At age 10 a whole new world opened up as he met some fellow music lovers that were listening to this relatively new sound coming from overseas. Skateboarding on the streets of Amsterdam, he met other kids who were pumping hip hop on their Walkmans. Hearing the kinship between jazz and hip hop, he says “I’ve always been playing piano and drums, so getting into rap music was a natural development.” Trading mixtapes with his friends, it was artists such as De La Soul and Digable Planets and cuts like Step In The Arena by Gang Starr that “Made me wanna’ be a DJ!” Dutch emcee Extince was another big influence, “We all listened to him. Go Google his track Spraakwater, amazing.” Speaking on the current scene in Amsterdam, he reveals, “The rap cats are on sum ‘Glam-Hop-Lil’ Wayne’ kinda’ stuff, but there’s a lot of good emcees and rappers outside the city.” He does say ruefully though that “Hip hop is a fashion thing nowadays, not so much a lifestyle, a state of being.”

Teaching himself the tricks of the trade he would need to be a DJ, Sublime began practicing on the classic Technics SL 100 turntable, with homemade slipmats. After a couple of years he worked up the courage to enter a scratching competition. At age 17 he won the title of ‘Rookie of the Year,’ landing a job at the Fat Beats record store in Amsterdam. For Sublime it was a dream come true, getting to DJ for visiting artists like Common and Slum Village. Inspired by the revered DJ Rob Swift he started producing his own hip hop mixtapes, and bought himself an MPC sampler. In between live shows, Sublime dropped his first 12″ single, titled ‘Tea for Two.’ Ironically his breakthrough single was a house track, rather than a straight hip hop effort, eventually being remixed by the likes of Recloose, Rich Medina and Danny Krivit. Forming the DJ trio Rednose Distrikt, along with Aardvarck and Steven de Peven, he was on the road for two years straight.

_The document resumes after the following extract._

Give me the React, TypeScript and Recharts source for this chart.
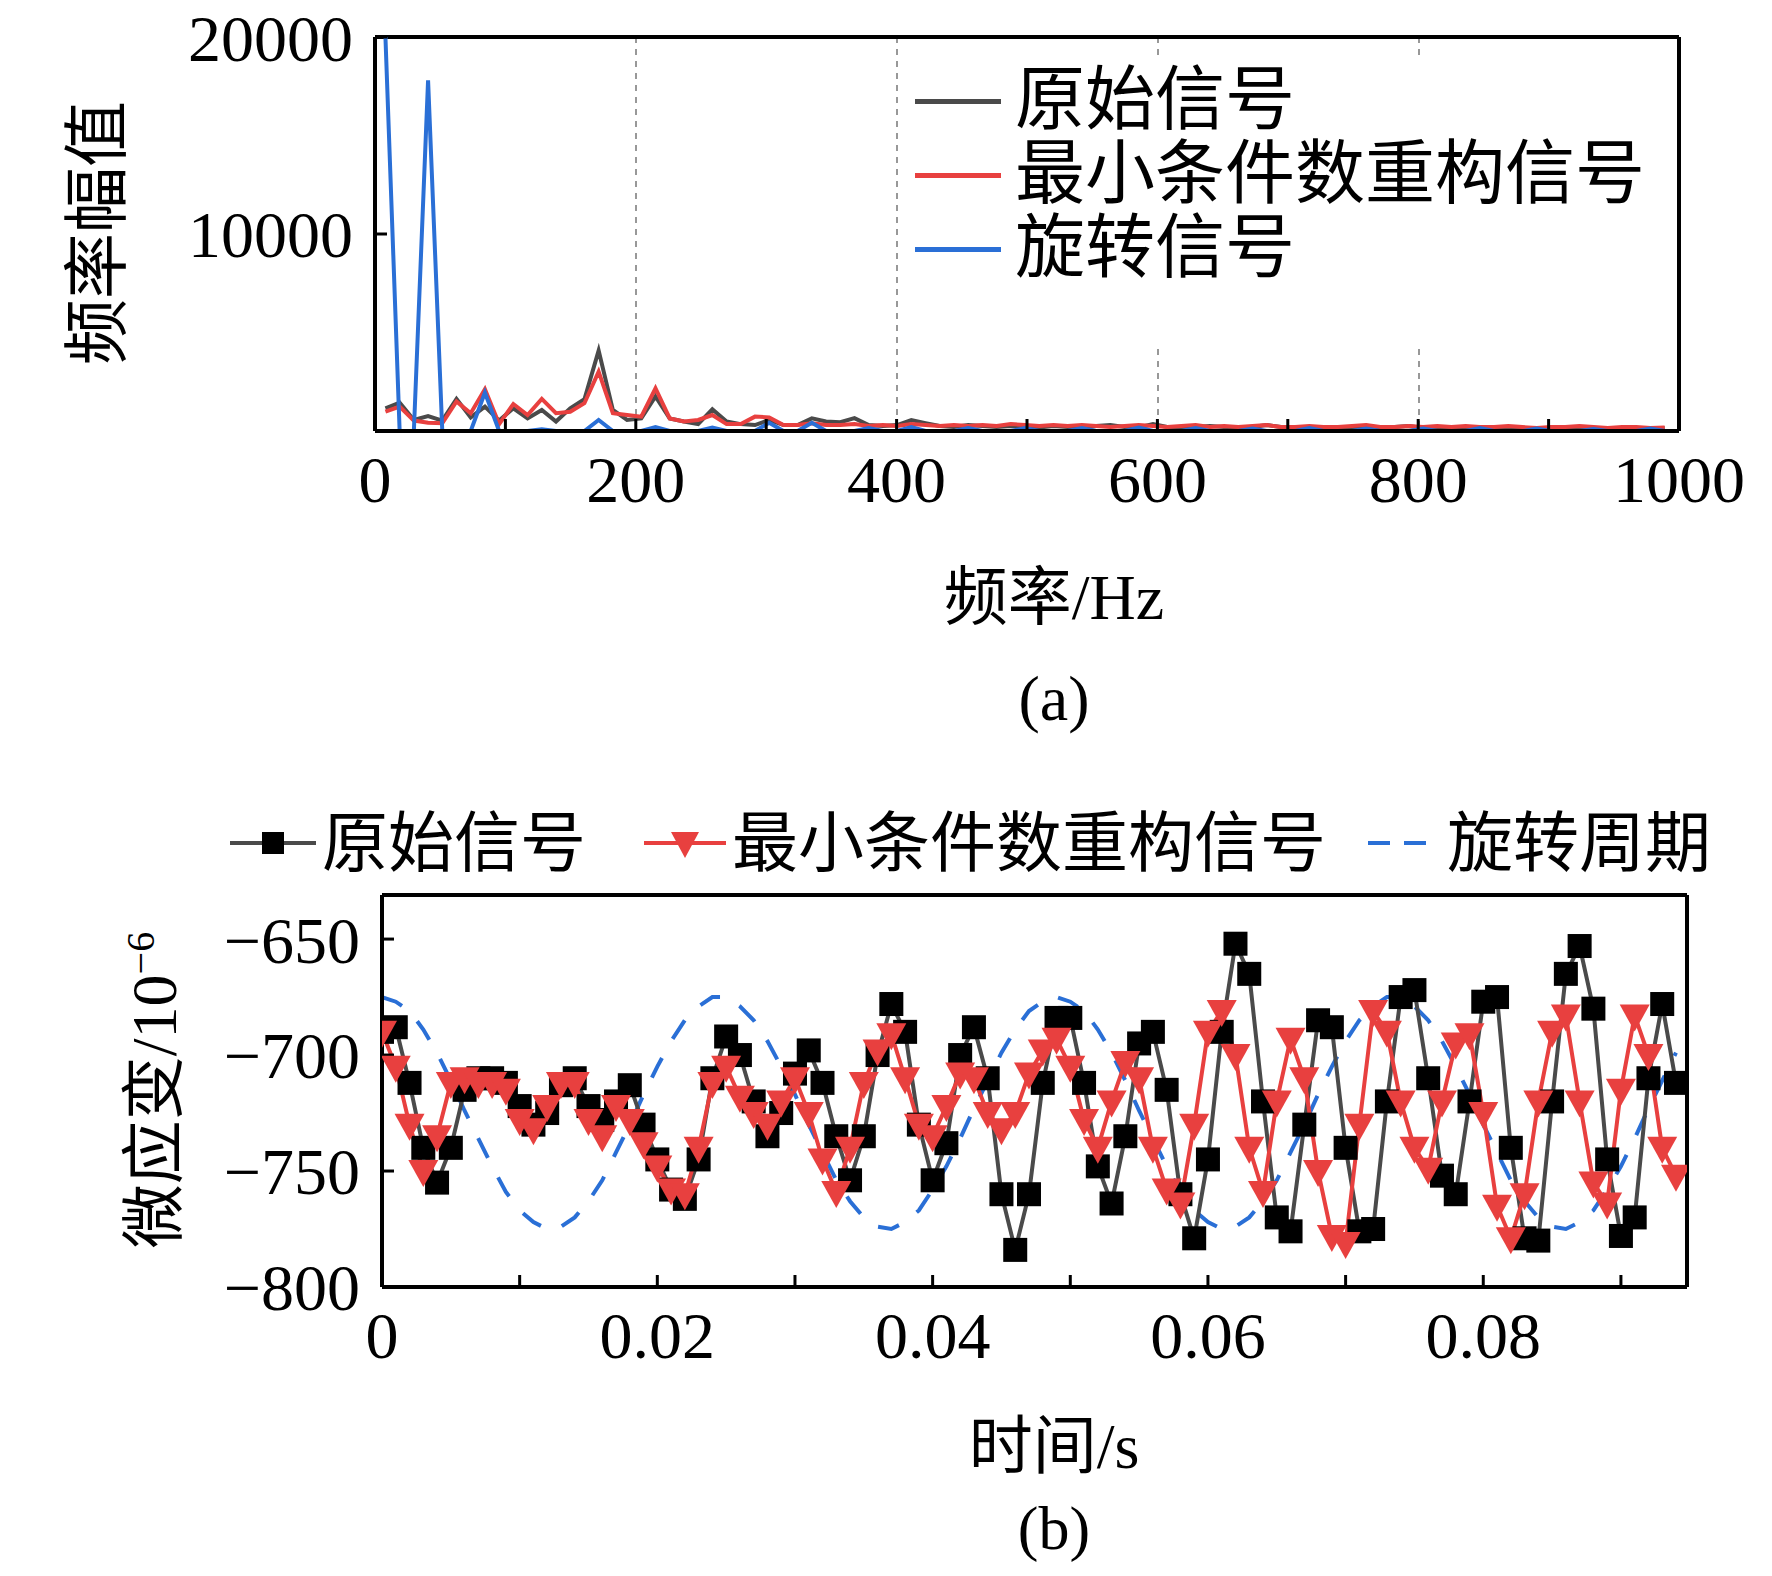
import React from "react";
import { LineChart, Line, XAxis, YAxis, CartesianGrid, ReferenceLine } from "recharts";

const FONT = "'Liberation Serif', 'Noto Sans CJK SC', serif";

// (a) spectrum, one point every ~11 Hz
const spectrumOriginal = [1150, 1440, 560, 760, 530, 1630, 690, 1240, 530, 1150, 640, 1070, 480, 1150, 1610, 4080, 1070, 560, 640, 1750, 640, 480, 350, 1100, 480, 350, 300, 560, 300, 300, 640, 480,
  450, 650, 300, 250, 300, 550, 400, 250, 200, 300, 250, 200, 250, 200, 180, 250, 200, 150, 250, 300, 200, 180, 350, 200, 150, 200, 250, 200, 150, 200, 300, 200, 150, 200, 180, 150, 200, 150, 150, 200, 250, 150, 150, 200, 150, 120, 150, 200, 150, 150, 120, 150, 180, 150, 120, 150, 150, 120, 150];
const spectrumReconstructed = [980, 1240, 530, 420, 390, 1500, 900, 2120, 350, 1370, 810, 1630, 900, 980, 1410, 3010, 900, 810, 730, 2170, 640, 480, 560, 810, 350, 350, 730, 690, 300, 300, 390, 300,
  300, 350, 250, 300, 250, 350, 300, 250, 300, 250, 300, 250, 350, 300, 250, 300, 250, 300, 250, 200, 250, 300, 250, 200, 250, 300, 200, 250, 200, 250, 300, 200, 200, 250, 200, 200, 250, 300, 200, 200, 250, 200, 250, 200, 250, 200, 200, 250, 200, 150, 200, 200, 250, 200, 150, 200, 200, 150, 180];
const spectrumRotation = [20000, 0, 0, 17800, 0, 0, 0, 1950, 0, 0, 0, 90, 0, 0, 0, 560, 0, 0, 0, 200, 0, 0, 0, 170, 0, 0, 0, 420, 0, 0, 420, 0,
  0, 0, 150, 0, 0, 200, 0, 0, 0, 150, 0, 0, 0, 150, 0, 0, 0, 150, 0, 0, 0, 180, 0, 0, 0, 150, 0, 0, 0, 120, 0, 0, 0, 150, 0, 0, 0, 120, 0, 0, 0, 120, 0, 0, 0, 150, 0, 0, 0, 120, 0, 0, 0, 100, 0, 0, 0, 120, 0];

// (b) time signals, one point every 1 ms
const strainOriginal = [-690, -688, -712, -740, -755, -740, -715, -710, -710, -712, -722, -730, -725, -713, -710, -722, -728, -720, -713, -730,
  -745, -758, -762, -745, -710, -692, -700, -720, -735, -725, -708, -698, -712, -735, -754, -735, -700, -678, -690, -730,
  -754, -738, -700, -688, -710, -760, -784, -760, -712, -684, -684, -712, -748, -764, -735, -695, -690, -715, -760, -779,
  -745, -690, -652, -665, -720, -770, -776, -730, -685, -688, -740, -776, -775, -720, -675, -672, -710, -752, -760, -720,
  -677, -675, -740, -779, -780, -720, -665, -653, -680, -745, -778, -770, -710, -678, -712];
const strainReconstructed = [-690, -705, -730, -750, -735, -712, -710, -712, -712, -715, -728, -732, -722, -712, -712, -728, -735, -722, -728, -738,
  -748, -758, -760, -740, -712, -705, -718, -725, -730, -720, -710, -725, -745, -759, -740, -712, -698, -691, -710, -730,
  -735, -722, -708, -710, -725, -732, -725, -708, -698, -693, -705, -728, -740, -720, -703, -710, -740, -758, -764, -730,
  -690, -681, -700, -740, -759, -720, -693, -710, -750, -778, -781, -730, -681, -690, -720, -740, -749, -720, -695, -691,
  -725, -765, -779, -760, -720, -690, -683, -720, -755, -764, -715, -683, -700, -740, -752];
const rotationPeriod = [-675, -677, -681, -689, -699, -711, -724, -736, -748, -759, -767, -772, -775, -774, -770, -763, -754, -742, -730, -717,
  -705, -694, -685, -679, -675, -675, -679, -685, -694, -705, -717, -730, -742, -754, -763, -770, -774, -775, -772, -767,
  -758, -748, -736, -723, -711, -699, -689, -681, -677, -675, -677, -681, -689, -699, -711, -724, -736, -748, -759, -767,
  -772, -775, -774, -770, -763, -754, -742, -730, -717, -705, -694, -685, -679, -675, -675, -679, -685, -694, -705, -717,
  -730, -742, -754, -763, -770, -774, -775, -772, -767, -758, -748, -736, -723, -711, -699];

const spectrumData = spectrumOriginal.map((v, i) => ({
  f: 8 + i * 10.9,
  a: v,
  b: spectrumReconstructed[i],
  c: spectrumRotation[i],
}));
const strainData = strainOriginal.map((v, i) => ({
  t: i * 0.001,
  a: v,
  b: strainReconstructed[i],
  c: rotationPeriod[i],
}));

const tickStyle = { fontFamily: FONT, fontSize: 66, fill: "#000" };
const minus = (v: number) => String(v).replace("-", "\u2212");
const axisLine = { stroke: "#000", strokeWidth: 4 };
const tickLine = { stroke: "#000", strokeWidth: 3 };

const Square = (p: any) =>
  p.cx == null ? null : <rect key={p.index} x={p.cx - 12} y={p.cy - 12} width={24} height={24} fill="#000" />;
const Tri = (p: any) =>
  p.cx == null ? null : (
    <path key={p.index} d={`M${p.cx - 15},${p.cy - 11} L${p.cx + 15},${p.cy - 11} L${p.cx},${p.cy + 16} Z`} fill="#e8403f" />
  );

const TopLegend = () => (
  <div style={{ background: "#fff", padding: "4px 10px 60px 10px", fontFamily: FONT, fontSize: 70, lineHeight: "74px" }}>
    {[
      ["原始信号", "#4a4a4a"],
      ["最小条件数重构信号", "#e8403f"],
      ["旋转信号", "#2a6fd6"],
    ].map(([t, c]) => (
      <div key={t} style={{ display: "flex", alignItems: "center" }}>
        <div style={{ width: 86, height: 5, background: c, marginRight: 14 }} />
        <span>{t}</span>
      </div>
    ))}
  </div>
);

const BottomLegend = () => (
  <svg width={1500} height={90} style={{ fontFamily: FONT }}>
    <line x1={0} y1={45} x2={86} y2={45} stroke="#4a4a4a" strokeWidth={4} />
    <rect x={32} y={34} width={22} height={22} fill="#000" />
    <text x={92} y={68} fontSize={66}>原始信号</text>
    <line x1={414} y1={45} x2={496} y2={45} stroke="#e8403f" strokeWidth={4} />
    <path d="M441,34 L469,34 L455,60 Z" fill="#e8403f" />
    <text x={502} y={68} fontSize={66}>最小条件数重构信号</text>
    <line x1={1138} y1={45} x2={1206} y2={45} stroke="#2a6fd6" strokeWidth={4} strokeDasharray="22 14" />
    <text x={1217} y={68} fontSize={66}>旋转周期</text>
  </svg>
);

export default function App() {
  return (
    <div style={{ position: "relative", width: 1772, height: 1576, margin: -8, background: "#fff", fontFamily: FONT }}>
      <div style={{ position: "absolute", left: 0, top: 0 }}>
        <LineChart width={1772} height={520} data={spectrumData} margin={{ top: 37, right: 93, left: 195, bottom: 0 }}>
          <CartesianGrid vertical horizontal={false} verticalPoints={[636, 897, 1158, 1419]} stroke="#777" strokeDasharray="6 6" strokeWidth={1.5} />
          <XAxis dataKey="f" type="number" domain={[0, 1000]} ticks={[0, 100, 200, 300, 400, 500, 600, 700, 800, 900, 1000]}
            tickFormatter={(v) => (v % 200 === 0 ? String(v) : "")} tick={tickStyle} tickSize={-12} tickMargin={36}
            axisLine={axisLine} tickLine={tickLine} height={89} />
          <YAxis domain={[0, 20000]} allowDataOverflow ticks={[0, 10000, 20000]} tickFormatter={(v) => (v === 0 ? "" : String(v))}
            tick={tickStyle} tickSize={-12} tickMargin={34} width={180} axisLine={axisLine} tickLine={tickLine} />
          <ReferenceLine y={20000} stroke="#000" strokeWidth={4} />
          <ReferenceLine x={1000} stroke="#000" strokeWidth={4} />
          <Line dataKey="a" stroke="#4a4a4a" strokeWidth={4} dot={false} isAnimationActive={false} />
          <Line dataKey="b" stroke="#e8403f" strokeWidth={4} dot={false} isAnimationActive={false} />
          <Line dataKey="c" stroke="#2a6fd6" strokeWidth={4} dot={false} isAnimationActive={false} />
        </LineChart>
      </div>
      <div style={{ position: "absolute", left: 905, top: 60 }}>
        <TopLegend />
      </div>
      <div style={{ position: "absolute", left: 91, top: 233, transform: "translate(-50%,-50%) rotate(-90deg)", fontSize: 66, whiteSpace: "nowrap" }}>频率幅值</div>
      <div style={{ position: "absolute", left: 1054, top: 591, transform: "translate(-50%,-50%)", fontSize: 64, whiteSpace: "nowrap" }}>频率/Hz</div>
      <div style={{ position: "absolute", left: 1054, top: 699, transform: "translate(-50%,-50%)", fontSize: 64 }}>(a)</div>

      <div style={{ position: "absolute", left: 230, top: 798 }}>
        <BottomLegend />
      </div>
      <div style={{ position: "absolute", left: 0, top: 860 }}>
        <LineChart width={1772} height={520} data={strainData} margin={{ top: 35, right: 85, left: 202, bottom: 0 }}>
          <XAxis dataKey="t" type="number" domain={[0, 0.0948]} allowDataOverflow ticks={[0, 0.01, 0.02, 0.03, 0.04, 0.05, 0.06, 0.07, 0.08, 0.09]}
            tickFormatter={(v) => (Math.round(v * 100) % 2 === 0 ? (v === 0 ? "0" : v.toFixed(2)) : "")} tick={tickStyle} tickSize={-12} tickMargin={36}
            axisLine={axisLine} tickLine={tickLine} height={93} />
          <YAxis domain={[-800, -631]} allowDataOverflow ticks={[-800, -750, -700, -650]} tickFormatter={minus}
            tick={tickStyle} tickSize={-12} tickMargin={34} width={180} axisLine={axisLine} tickLine={tickLine} />
          <ReferenceLine y={-631} stroke="#000" strokeWidth={4} />
          <ReferenceLine x={0.0948} stroke="#000" strokeWidth={4} />
          <Line dataKey="c" stroke="#2a6fd6" strokeWidth={4} strokeDasharray="22 22" dot={false} isAnimationActive={false} />
          <Line dataKey="a" stroke="#4a4a4a" strokeWidth={4} dot={<Square />} isAnimationActive={false} />
          <Line dataKey="b" stroke="#e8403f" strokeWidth={4} dot={<Tri />} isAnimationActive={false} />
        </LineChart>
      </div>
      <div style={{ position: "absolute", left: 148, top: 1090, transform: "translate(-50%,-50%) rotate(-90deg)", fontSize: 64, whiteSpace: "nowrap" }}>
        微应变/10<sup style={{ fontSize: 40 }}>−6</sup>
      </div>
      <div style={{ position: "absolute", left: 1054, top: 1440, transform: "translate(-50%,-50%)", fontSize: 64, whiteSpace: "nowrap" }}>时间/s</div>
      <div style={{ position: "absolute", left: 1054, top: 1528, transform: "translate(-50%,-50%)", fontSize: 62, lineHeight: "70px" }}>(b)</div>
    </div>
  );
}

Over a decade later and with respect in both the dance and hip hop communities, Sublime is now a well-rounded veteran. Excited for his upcoming Australian tour, Sublime has several new projects on the way. With the hip hop scene “on a major level right now in Holland,” he is going back to his roots and releasing an all Dutch hip hop album. Ever the internationalist, Sublime also wants to put together an international version of the album. “On the Dutch version its mainly gonna be me rhyming, some ignant street and club shit. It’s a lot of fun doing it. Get that bullshit of my chest!”

Amidst all the chest pumping, his biggest passion project is something on the more soulful side. Speaking on the project, which will showcase his singer-songwriter chops, Sublime states, ”Basically I start writing a song behind the piano, which is different from starting to write a song from a loop you catch on vinyl or a random groove you tap. It’s basically like writing a poem, finding the right words and chords.” A departure from his earlier work, Sublime is producing what could be his biggest breakthrough release. “This is definitely gonna be my ace record. Not so much for the heads, DJs and people who are deep in their music, but something everybody can relate to. It’s a radio record, straight up ballads. Just me and my piano.” Taking his time with the new epic, he affirms “Sometimes this process can take up to a year before the track is done. It’s a whole ‘nother way of writing, you really kinda’ let it all go.”